Regional Political alliance in India

The Meghalaya Progressive Alliance (MPA) was the ruling coalition of political parties that formed the Government in the state of Meghalaya, India from 2008 to 2009. It was led by the Nationalist Congress Party (NCP) and the United Democratic Party (UDP) who are the second and third largest parties in the 8th Meghalaya Legislative Assembly. Chief Minister Dr. Donkupar Roy and the other ministers in the Government belong to the MPA.

==History==
The MPA was formed soon after the 2008 Meghalaya Legislative Assembly election when it emerged that the Indian National Congress (INC) did not have sufficient Members of the Legislative Assembly (MLAs) to form the Government. All the non-INC parties in the state decided to join hands and formed the MPA in a bid to keep the INC out of power in Meghalaya.

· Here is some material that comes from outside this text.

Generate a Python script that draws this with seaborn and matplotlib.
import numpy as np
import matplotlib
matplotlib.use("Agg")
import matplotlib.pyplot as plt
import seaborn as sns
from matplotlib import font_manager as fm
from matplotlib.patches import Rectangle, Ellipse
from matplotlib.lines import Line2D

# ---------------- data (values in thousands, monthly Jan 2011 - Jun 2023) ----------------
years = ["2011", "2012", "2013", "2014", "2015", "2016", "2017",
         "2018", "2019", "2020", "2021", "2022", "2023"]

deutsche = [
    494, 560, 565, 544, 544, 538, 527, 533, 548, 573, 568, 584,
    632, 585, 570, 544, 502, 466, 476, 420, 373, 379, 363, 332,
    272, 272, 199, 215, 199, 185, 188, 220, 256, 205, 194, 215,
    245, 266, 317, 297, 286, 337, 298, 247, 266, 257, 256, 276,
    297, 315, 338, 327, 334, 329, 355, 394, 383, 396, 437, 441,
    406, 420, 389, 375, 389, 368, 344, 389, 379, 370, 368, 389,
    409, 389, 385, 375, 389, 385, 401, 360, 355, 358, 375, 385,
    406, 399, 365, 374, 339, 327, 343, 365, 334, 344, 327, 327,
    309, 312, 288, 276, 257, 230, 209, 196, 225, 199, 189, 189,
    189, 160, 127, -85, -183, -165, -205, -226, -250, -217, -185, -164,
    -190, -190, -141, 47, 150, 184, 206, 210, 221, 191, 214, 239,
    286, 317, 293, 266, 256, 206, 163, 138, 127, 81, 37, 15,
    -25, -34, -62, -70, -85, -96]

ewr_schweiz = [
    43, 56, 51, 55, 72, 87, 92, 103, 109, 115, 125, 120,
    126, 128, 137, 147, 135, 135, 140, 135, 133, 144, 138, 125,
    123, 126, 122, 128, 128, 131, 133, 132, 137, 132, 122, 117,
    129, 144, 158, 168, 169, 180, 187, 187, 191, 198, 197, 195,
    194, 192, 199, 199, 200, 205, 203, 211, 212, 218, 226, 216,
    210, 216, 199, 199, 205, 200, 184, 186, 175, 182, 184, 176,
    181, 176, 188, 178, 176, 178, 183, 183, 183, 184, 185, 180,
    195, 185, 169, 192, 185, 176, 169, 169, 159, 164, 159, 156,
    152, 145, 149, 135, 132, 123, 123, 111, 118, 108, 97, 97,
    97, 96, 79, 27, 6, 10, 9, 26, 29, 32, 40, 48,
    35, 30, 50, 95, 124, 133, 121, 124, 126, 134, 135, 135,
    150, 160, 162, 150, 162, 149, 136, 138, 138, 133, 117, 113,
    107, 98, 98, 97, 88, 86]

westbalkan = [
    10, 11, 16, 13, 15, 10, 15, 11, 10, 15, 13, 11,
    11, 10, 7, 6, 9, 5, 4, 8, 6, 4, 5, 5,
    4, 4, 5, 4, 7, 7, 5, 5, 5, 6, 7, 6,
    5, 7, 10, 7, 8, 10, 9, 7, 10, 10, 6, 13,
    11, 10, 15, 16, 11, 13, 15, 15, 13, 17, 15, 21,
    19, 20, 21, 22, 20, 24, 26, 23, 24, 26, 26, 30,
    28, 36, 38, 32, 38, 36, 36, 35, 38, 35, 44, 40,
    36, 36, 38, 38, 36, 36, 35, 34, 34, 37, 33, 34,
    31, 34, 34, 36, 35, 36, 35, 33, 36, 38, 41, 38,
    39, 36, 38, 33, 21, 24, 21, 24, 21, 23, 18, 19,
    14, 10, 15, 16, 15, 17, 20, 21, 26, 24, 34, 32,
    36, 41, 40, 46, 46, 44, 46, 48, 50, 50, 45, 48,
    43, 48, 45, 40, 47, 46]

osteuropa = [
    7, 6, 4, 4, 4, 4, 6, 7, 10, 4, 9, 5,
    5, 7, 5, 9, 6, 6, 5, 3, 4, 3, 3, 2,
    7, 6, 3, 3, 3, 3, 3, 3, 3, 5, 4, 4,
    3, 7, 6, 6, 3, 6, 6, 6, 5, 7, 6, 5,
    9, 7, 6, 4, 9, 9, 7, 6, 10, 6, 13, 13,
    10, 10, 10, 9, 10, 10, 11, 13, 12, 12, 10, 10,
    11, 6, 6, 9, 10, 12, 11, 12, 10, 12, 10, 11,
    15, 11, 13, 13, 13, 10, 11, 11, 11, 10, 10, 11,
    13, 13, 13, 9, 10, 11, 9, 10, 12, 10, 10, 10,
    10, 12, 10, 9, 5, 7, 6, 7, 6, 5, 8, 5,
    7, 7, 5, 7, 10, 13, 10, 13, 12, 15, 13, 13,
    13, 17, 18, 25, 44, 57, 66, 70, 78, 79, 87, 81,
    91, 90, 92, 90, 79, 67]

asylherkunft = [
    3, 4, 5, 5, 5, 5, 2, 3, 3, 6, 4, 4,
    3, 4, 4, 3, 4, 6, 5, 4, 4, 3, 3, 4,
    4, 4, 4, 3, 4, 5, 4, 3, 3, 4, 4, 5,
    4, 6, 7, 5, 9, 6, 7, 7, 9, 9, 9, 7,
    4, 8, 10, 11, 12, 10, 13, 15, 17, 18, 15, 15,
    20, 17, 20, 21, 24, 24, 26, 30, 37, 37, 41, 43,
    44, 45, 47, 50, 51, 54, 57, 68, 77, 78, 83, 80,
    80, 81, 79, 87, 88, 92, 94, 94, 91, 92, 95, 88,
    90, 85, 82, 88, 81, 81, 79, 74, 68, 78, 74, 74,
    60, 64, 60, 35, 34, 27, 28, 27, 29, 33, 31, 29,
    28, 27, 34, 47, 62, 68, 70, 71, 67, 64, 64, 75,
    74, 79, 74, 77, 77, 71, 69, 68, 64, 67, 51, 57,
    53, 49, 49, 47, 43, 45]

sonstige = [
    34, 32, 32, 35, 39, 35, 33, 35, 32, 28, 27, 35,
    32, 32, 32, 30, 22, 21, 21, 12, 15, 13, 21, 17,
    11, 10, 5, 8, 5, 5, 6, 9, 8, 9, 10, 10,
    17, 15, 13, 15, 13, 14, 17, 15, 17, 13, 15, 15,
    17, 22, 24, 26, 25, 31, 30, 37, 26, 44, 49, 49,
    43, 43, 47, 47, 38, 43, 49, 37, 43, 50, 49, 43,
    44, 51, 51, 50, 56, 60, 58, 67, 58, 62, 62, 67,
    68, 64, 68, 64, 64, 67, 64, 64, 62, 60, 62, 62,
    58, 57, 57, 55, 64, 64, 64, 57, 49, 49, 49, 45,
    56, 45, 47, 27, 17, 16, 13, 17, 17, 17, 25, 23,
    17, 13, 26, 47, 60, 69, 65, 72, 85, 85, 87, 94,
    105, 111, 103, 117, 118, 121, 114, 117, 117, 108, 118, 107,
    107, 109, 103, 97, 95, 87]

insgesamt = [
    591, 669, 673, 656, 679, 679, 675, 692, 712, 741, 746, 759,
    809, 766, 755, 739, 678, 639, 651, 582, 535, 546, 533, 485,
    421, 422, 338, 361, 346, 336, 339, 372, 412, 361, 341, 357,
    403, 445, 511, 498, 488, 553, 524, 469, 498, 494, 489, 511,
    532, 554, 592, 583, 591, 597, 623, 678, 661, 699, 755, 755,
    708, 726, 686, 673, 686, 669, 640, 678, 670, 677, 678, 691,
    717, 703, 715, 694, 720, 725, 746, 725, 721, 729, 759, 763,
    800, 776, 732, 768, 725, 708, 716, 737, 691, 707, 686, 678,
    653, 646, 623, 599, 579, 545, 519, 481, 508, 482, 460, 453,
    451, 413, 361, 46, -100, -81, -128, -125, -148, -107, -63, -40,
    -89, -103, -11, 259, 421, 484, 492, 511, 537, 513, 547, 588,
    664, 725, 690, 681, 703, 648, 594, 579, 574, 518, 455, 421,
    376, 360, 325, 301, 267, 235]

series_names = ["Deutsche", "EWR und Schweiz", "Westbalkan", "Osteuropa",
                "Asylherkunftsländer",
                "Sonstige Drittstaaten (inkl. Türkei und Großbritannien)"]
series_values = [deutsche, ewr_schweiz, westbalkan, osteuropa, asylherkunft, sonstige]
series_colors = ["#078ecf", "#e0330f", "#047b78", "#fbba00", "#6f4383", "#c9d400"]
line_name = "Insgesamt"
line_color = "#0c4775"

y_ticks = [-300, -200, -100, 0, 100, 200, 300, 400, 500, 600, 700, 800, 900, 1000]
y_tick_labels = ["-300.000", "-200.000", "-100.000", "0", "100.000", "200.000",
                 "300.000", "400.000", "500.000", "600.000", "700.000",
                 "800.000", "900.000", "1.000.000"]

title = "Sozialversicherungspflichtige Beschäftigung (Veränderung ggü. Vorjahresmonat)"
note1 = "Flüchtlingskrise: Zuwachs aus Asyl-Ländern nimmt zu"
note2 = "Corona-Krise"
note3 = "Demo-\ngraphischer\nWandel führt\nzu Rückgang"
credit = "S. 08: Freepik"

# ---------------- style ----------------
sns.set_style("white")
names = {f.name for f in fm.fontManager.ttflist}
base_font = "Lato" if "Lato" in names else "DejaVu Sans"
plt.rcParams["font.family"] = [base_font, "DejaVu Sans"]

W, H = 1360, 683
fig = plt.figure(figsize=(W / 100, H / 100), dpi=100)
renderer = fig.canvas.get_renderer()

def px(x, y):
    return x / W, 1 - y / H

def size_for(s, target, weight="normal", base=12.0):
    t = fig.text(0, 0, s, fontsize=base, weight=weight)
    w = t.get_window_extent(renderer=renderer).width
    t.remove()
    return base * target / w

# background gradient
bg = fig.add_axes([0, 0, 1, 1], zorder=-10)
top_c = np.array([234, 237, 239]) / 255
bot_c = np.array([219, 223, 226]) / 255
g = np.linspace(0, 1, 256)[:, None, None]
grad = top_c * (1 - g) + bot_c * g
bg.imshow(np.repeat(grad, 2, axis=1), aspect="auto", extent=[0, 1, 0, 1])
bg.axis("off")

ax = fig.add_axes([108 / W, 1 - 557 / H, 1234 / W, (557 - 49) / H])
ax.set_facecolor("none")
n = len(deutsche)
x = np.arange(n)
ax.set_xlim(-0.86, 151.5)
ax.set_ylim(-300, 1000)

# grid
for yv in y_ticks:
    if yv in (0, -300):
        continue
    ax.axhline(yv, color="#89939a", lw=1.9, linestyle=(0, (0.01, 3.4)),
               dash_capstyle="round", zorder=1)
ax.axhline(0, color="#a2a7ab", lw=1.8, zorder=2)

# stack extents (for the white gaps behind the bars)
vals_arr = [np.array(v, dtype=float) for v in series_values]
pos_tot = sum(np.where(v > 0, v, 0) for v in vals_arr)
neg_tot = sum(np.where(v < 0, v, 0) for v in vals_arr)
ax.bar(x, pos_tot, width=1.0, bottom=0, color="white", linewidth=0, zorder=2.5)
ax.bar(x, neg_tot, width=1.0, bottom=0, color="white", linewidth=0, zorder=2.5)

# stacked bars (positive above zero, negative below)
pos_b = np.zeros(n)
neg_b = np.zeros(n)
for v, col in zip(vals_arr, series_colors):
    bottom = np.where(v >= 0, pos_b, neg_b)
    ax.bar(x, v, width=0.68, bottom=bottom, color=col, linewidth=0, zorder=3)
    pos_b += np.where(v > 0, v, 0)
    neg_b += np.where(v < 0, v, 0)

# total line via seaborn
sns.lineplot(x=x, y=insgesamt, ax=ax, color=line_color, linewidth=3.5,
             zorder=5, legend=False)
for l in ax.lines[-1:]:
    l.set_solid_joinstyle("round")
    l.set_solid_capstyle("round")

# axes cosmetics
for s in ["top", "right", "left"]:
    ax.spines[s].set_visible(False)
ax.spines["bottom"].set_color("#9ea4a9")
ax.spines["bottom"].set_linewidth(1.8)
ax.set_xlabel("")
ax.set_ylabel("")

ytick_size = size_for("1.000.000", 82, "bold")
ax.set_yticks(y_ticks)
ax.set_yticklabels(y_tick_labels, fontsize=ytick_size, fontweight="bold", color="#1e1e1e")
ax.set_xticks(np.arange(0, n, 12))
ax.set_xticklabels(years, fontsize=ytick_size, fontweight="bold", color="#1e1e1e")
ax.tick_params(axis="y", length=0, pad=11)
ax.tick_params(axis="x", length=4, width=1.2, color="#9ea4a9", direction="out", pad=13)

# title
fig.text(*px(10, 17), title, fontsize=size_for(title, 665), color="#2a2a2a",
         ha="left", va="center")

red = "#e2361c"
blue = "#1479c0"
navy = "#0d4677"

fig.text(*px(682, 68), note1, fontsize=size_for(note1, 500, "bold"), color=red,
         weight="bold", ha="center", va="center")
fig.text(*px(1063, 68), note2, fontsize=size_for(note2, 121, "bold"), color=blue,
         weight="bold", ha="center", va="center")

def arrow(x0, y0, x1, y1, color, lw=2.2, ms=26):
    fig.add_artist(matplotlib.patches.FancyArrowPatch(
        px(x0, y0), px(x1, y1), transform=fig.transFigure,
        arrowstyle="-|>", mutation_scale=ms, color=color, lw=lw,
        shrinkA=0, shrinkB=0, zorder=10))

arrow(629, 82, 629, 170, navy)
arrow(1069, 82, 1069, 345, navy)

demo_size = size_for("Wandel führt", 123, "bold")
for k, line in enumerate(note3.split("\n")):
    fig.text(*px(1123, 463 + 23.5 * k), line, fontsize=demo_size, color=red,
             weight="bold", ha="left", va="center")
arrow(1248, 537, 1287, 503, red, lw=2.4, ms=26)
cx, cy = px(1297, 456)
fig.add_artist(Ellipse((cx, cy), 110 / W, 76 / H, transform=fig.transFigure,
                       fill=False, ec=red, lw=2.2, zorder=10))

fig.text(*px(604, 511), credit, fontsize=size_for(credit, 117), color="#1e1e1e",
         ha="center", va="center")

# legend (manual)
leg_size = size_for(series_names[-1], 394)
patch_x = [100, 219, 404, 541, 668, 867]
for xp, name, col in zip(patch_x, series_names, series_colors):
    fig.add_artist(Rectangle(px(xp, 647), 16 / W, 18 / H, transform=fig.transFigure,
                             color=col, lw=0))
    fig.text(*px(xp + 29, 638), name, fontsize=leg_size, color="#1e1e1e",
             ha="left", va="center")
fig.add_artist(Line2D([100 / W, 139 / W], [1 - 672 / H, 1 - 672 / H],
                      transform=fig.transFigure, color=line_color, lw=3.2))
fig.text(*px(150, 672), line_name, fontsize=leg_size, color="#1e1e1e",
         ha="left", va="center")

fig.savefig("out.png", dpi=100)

After the elections, the Governor S. S. Sidhu invited the INC-led Meghalaya United Alliance (MUA) under the leadership of D. D. Lapang to form the Government by virtue of being the largest party in the Assembly. The MPA claimed that this move by the Governor was unconstitutional since the MUA did not have sufficient majority in the Assembly. The MUA was given 10 days to prove its majority in the Assembly. As the confidence vote approached, D. D. Lapang resigned and the MPA was given the chance to form the Government.

The MPA Government headed by Dr. Donkupar Roy was sworn in by Governor Sidhu on 19 March 2008 with the support of 31 members in the 60 member Assembly.

The MPA have pledged to provide top priority to ensuring transparency in governance and have prepared a common minimum program that reflects promises made by each of the constituent parties in their respective poll manifestoes.

==Initial Support==
At the time of formation, the MPA included the following members:
- Nationalist Congress Party(NCP) (14 MLAs)
- United Democratic Party (UDP) (11 MLAs)
- Hill State People's Democratic Party (HPDP) (2 MLAs)
- Khun Hynniewtrep National Awakening Movement (KHNAM) (1 MLA)
- Bharatiya Janata Party (BJP) (1 MLA)
- independents (2 MLAs)

Despite being the largest party, the NCP gave up the Chief Minister post to UDP in order to achieve stability in the Government. There are also some reports of a power-sharing agreement between the UDP and NCP to share the Chief Minister position for two and a half years each.

==Changes in constituents==
By June, the MPA was able to secure further support from 2 additional independent MLAs. This took the ruling party's count to 33 in the 60 member Assembly.

==Collapse==
In March 2009, Meghalaya was put under President's Rule. By May 2009, the United Democratic Party and the Hill State People's Democratic Party had left the Progressive Alliance, and the United Alliance returned to power with D.D. Lapang as chief minister.